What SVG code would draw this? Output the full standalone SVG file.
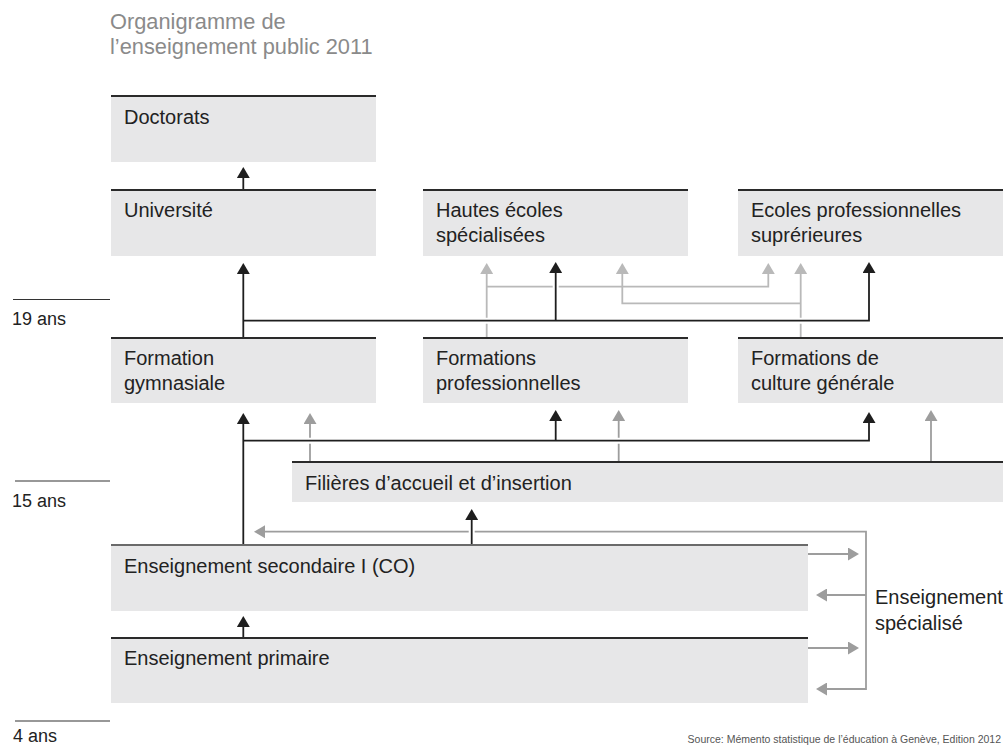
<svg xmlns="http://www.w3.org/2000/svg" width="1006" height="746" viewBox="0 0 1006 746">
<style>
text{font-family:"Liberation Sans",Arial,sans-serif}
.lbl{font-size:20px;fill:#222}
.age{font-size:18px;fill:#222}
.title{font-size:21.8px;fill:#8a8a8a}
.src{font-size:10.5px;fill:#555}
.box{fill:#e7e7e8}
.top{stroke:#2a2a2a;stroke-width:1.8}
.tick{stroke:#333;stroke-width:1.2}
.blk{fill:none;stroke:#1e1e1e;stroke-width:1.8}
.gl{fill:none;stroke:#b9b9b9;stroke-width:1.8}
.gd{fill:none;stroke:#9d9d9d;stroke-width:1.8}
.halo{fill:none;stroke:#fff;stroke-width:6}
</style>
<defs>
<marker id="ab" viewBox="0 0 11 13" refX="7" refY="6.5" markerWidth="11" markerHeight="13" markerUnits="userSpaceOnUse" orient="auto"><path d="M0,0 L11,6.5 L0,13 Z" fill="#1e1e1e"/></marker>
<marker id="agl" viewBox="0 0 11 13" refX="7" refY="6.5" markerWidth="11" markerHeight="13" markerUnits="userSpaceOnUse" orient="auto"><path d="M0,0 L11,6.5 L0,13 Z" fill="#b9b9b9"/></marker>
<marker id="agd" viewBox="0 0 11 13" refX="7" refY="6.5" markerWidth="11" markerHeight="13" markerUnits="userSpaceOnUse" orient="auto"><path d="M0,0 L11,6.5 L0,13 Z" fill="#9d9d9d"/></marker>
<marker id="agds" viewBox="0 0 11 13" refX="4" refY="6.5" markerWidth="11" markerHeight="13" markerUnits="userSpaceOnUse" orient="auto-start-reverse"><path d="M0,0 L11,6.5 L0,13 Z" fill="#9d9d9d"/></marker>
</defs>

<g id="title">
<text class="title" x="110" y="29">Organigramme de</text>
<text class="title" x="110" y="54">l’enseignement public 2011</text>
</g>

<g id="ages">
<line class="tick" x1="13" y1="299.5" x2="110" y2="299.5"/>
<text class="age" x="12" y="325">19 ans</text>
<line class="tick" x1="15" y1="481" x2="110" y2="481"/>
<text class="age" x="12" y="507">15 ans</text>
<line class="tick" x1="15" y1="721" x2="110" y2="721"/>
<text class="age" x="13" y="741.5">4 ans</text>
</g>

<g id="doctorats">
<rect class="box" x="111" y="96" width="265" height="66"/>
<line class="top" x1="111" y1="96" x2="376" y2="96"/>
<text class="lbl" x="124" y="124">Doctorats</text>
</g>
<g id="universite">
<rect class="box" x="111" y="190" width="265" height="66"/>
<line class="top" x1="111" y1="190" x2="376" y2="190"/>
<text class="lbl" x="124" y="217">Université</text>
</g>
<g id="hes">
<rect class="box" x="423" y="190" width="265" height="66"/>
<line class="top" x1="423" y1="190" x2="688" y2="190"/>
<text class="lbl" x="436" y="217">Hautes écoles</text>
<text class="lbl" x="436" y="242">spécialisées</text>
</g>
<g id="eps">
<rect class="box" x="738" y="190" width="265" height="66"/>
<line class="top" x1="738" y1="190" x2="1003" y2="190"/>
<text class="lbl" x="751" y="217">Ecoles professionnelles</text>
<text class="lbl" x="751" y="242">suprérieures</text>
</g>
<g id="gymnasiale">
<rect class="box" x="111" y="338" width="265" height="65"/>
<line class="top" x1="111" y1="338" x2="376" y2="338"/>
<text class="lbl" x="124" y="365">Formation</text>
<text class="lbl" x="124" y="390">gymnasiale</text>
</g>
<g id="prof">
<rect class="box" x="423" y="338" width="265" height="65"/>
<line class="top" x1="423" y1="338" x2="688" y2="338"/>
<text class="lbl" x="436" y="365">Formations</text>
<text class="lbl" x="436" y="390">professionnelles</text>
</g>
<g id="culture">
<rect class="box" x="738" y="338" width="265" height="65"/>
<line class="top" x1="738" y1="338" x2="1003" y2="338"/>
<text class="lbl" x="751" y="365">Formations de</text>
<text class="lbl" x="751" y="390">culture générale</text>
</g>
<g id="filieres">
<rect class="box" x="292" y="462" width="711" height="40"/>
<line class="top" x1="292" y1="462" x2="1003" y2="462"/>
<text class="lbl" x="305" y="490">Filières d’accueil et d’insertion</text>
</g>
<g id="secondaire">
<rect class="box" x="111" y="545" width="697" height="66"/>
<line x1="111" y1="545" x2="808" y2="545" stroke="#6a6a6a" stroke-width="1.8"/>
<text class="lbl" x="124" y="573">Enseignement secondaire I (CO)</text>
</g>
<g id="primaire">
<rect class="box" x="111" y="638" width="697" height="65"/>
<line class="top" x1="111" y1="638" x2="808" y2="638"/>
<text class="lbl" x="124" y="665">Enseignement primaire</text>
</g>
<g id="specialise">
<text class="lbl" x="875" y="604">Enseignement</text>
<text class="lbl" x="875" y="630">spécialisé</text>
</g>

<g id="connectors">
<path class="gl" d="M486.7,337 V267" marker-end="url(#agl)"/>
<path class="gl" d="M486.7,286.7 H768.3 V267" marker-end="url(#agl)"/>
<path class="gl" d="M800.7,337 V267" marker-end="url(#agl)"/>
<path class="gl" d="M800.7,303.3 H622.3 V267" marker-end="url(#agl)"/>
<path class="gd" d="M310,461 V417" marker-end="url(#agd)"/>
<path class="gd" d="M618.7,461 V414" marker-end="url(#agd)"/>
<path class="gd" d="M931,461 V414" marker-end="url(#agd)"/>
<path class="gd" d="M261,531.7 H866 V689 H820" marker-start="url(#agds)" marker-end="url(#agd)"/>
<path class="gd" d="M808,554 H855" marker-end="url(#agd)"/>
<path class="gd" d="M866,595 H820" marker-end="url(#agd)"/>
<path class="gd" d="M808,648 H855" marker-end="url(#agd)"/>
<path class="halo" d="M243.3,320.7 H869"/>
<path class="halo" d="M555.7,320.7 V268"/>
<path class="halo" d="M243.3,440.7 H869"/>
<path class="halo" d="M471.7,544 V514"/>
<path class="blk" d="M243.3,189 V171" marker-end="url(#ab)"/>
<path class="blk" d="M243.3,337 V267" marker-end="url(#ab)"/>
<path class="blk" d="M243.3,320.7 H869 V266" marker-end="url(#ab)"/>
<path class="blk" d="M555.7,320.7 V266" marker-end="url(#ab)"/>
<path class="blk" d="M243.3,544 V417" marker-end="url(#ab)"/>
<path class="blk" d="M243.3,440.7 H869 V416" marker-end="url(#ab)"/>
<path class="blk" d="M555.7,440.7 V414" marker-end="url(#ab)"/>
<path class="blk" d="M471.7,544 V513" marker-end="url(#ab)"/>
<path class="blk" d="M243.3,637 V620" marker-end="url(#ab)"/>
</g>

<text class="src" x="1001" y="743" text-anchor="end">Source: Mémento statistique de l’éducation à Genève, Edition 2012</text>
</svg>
__________________________________________________
● PROMPT
Leave out the pictures and copy the rest of the material above exactly.

● EXERCISE SOLUTION
What SVG code would draw this? Output the full standalone SVG file.
<svg xmlns="http://www.w3.org/2000/svg" width="1006" height="746" viewBox="0 0 1006 746">
<style>
text{font-family:"Liberation Sans",Arial,sans-serif}
.lbl{font-size:20px;fill:#222}
.age{font-size:18px;fill:#222}
.title{font-size:21.8px;fill:#8a8a8a}
.src{font-size:10.5px;fill:#555}
.box{fill:#e7e7e8}
.top{stroke:#2a2a2a;stroke-width:1.8}
.tick{stroke:#333;stroke-width:1.2}
.blk{fill:none;stroke:#1e1e1e;stroke-width:1.8}
.gl{fill:none;stroke:#b9b9b9;stroke-width:1.8}
.gd{fill:none;stroke:#9d9d9d;stroke-width:1.8}
.halo{fill:none;stroke:#fff;stroke-width:6}
</style>
<defs>
<marker id="ab" viewBox="0 0 11 13" refX="7" refY="6.5" markerWidth="11" markerHeight="13" markerUnits="userSpaceOnUse" orient="auto"><path d="M0,0 L11,6.5 L0,13 Z" fill="#1e1e1e"/></marker>
<marker id="agl" viewBox="0 0 11 13" refX="7" refY="6.5" markerWidth="11" markerHeight="13" markerUnits="userSpaceOnUse" orient="auto"><path d="M0,0 L11,6.5 L0,13 Z" fill="#b9b9b9"/></marker>
<marker id="agd" viewBox="0 0 11 13" refX="7" refY="6.5" markerWidth="11" markerHeight="13" markerUnits="userSpaceOnUse" orient="auto"><path d="M0,0 L11,6.5 L0,13 Z" fill="#9d9d9d"/></marker>
<marker id="agds" viewBox="0 0 11 13" refX="4" refY="6.5" markerWidth="11" markerHeight="13" markerUnits="userSpaceOnUse" orient="auto-start-reverse"><path d="M0,0 L11,6.5 L0,13 Z" fill="#9d9d9d"/></marker>
</defs>

<g id="title">
<text class="title" x="110" y="29">Organigramme de</text>
<text class="title" x="110" y="54">l’enseignement public 2011</text>
</g>

<g id="ages">
<line class="tick" x1="13" y1="299.5" x2="110" y2="299.5"/>
<text class="age" x="12" y="325">19 ans</text>
<line class="tick" x1="15" y1="481" x2="110" y2="481"/>
<text class="age" x="12" y="507">15 ans</text>
<line class="tick" x1="15" y1="721" x2="110" y2="721"/>
<text class="age" x="13" y="741.5">4 ans</text>
</g>

<g id="doctorats">
<rect class="box" x="111" y="96" width="265" height="66"/>
<line class="top" x1="111" y1="96" x2="376" y2="96"/>
<text class="lbl" x="124" y="124">Doctorats</text>
</g>
<g id="universite">
<rect class="box" x="111" y="190" width="265" height="66"/>
<line class="top" x1="111" y1="190" x2="376" y2="190"/>
<text class="lbl" x="124" y="217">Université</text>
</g>
<g id="hes">
<rect class="box" x="423" y="190" width="265" height="66"/>
<line class="top" x1="423" y1="190" x2="688" y2="190"/>
<text class="lbl" x="436" y="217">Hautes écoles</text>
<text class="lbl" x="436" y="242">spécialisées</text>
</g>
<g id="eps">
<rect class="box" x="738" y="190" width="265" height="66"/>
<line class="top" x1="738" y1="190" x2="1003" y2="190"/>
<text class="lbl" x="751" y="217">Ecoles professionnelles</text>
<text class="lbl" x="751" y="242">suprérieures</text>
</g>
<g id="gymnasiale">
<rect class="box" x="111" y="338" width="265" height="65"/>
<line class="top" x1="111" y1="338" x2="376" y2="338"/>
<text class="lbl" x="124" y="365">Formation</text>
<text class="lbl" x="124" y="390">gymnasiale</text>
</g>
<g id="prof">
<rect class="box" x="423" y="338" width="265" height="65"/>
<line class="top" x1="423" y1="338" x2="688" y2="338"/>
<text class="lbl" x="436" y="365">Formations</text>
<text class="lbl" x="436" y="390">professionnelles</text>
</g>
<g id="culture">
<rect class="box" x="738" y="338" width="265" height="65"/>
<line class="top" x1="738" y1="338" x2="1003" y2="338"/>
<text class="lbl" x="751" y="365">Formations de</text>
<text class="lbl" x="751" y="390">culture générale</text>
</g>
<g id="filieres">
<rect class="box" x="292" y="462" width="711" height="40"/>
<line class="top" x1="292" y1="462" x2="1003" y2="462"/>
<text class="lbl" x="305" y="490">Filières d’accueil et d’insertion</text>
</g>
<g id="secondaire">
<rect class="box" x="111" y="545" width="697" height="66"/>
<line x1="111" y1="545" x2="808" y2="545" stroke="#6a6a6a" stroke-width="1.8"/>
<text class="lbl" x="124" y="573">Enseignement secondaire I (CO)</text>
</g>
<g id="primaire">
<rect class="box" x="111" y="638" width="697" height="65"/>
<line class="top" x1="111" y1="638" x2="808" y2="638"/>
<text class="lbl" x="124" y="665">Enseignement primaire</text>
</g>
<g id="specialise">
<text class="lbl" x="875" y="604">Enseignement</text>
<text class="lbl" x="875" y="630">spécialisé</text>
</g>

<g id="connectors">
<path class="gl" d="M486.7,337 V267" marker-end="url(#agl)"/>
<path class="gl" d="M486.7,286.7 H768.3 V267" marker-end="url(#agl)"/>
<path class="gl" d="M800.7,337 V267" marker-end="url(#agl)"/>
<path class="gl" d="M800.7,303.3 H622.3 V267" marker-end="url(#agl)"/>
<path class="gd" d="M310,461 V417" marker-end="url(#agd)"/>
<path class="gd" d="M618.7,461 V414" marker-end="url(#agd)"/>
<path class="gd" d="M931,461 V414" marker-end="url(#agd)"/>
<path class="gd" d="M261,531.7 H866 V689 H820" marker-start="url(#agds)" marker-end="url(#agd)"/>
<path class="gd" d="M808,554 H855" marker-end="url(#agd)"/>
<path class="gd" d="M866,595 H820" marker-end="url(#agd)"/>
<path class="gd" d="M808,648 H855" marker-end="url(#agd)"/>
<path class="halo" d="M243.3,320.7 H869"/>
<path class="halo" d="M555.7,320.7 V268"/>
<path class="halo" d="M243.3,440.7 H869"/>
<path class="halo" d="M471.7,544 V514"/>
<path class="blk" d="M243.3,189 V171" marker-end="url(#ab)"/>
<path class="blk" d="M243.3,337 V267" marker-end="url(#ab)"/>
<path class="blk" d="M243.3,320.7 H869 V266" marker-end="url(#ab)"/>
<path class="blk" d="M555.7,320.7 V266" marker-end="url(#ab)"/>
<path class="blk" d="M243.3,544 V417" marker-end="url(#ab)"/>
<path class="blk" d="M243.3,440.7 H869 V416" marker-end="url(#ab)"/>
<path class="blk" d="M555.7,440.7 V414" marker-end="url(#ab)"/>
<path class="blk" d="M471.7,544 V513" marker-end="url(#ab)"/>
<path class="blk" d="M243.3,637 V620" marker-end="url(#ab)"/>
</g>

<text class="src" x="1001" y="743" text-anchor="end">Source: Mémento statistique de l’éducation à Genève, Edition 2012</text>
</svg>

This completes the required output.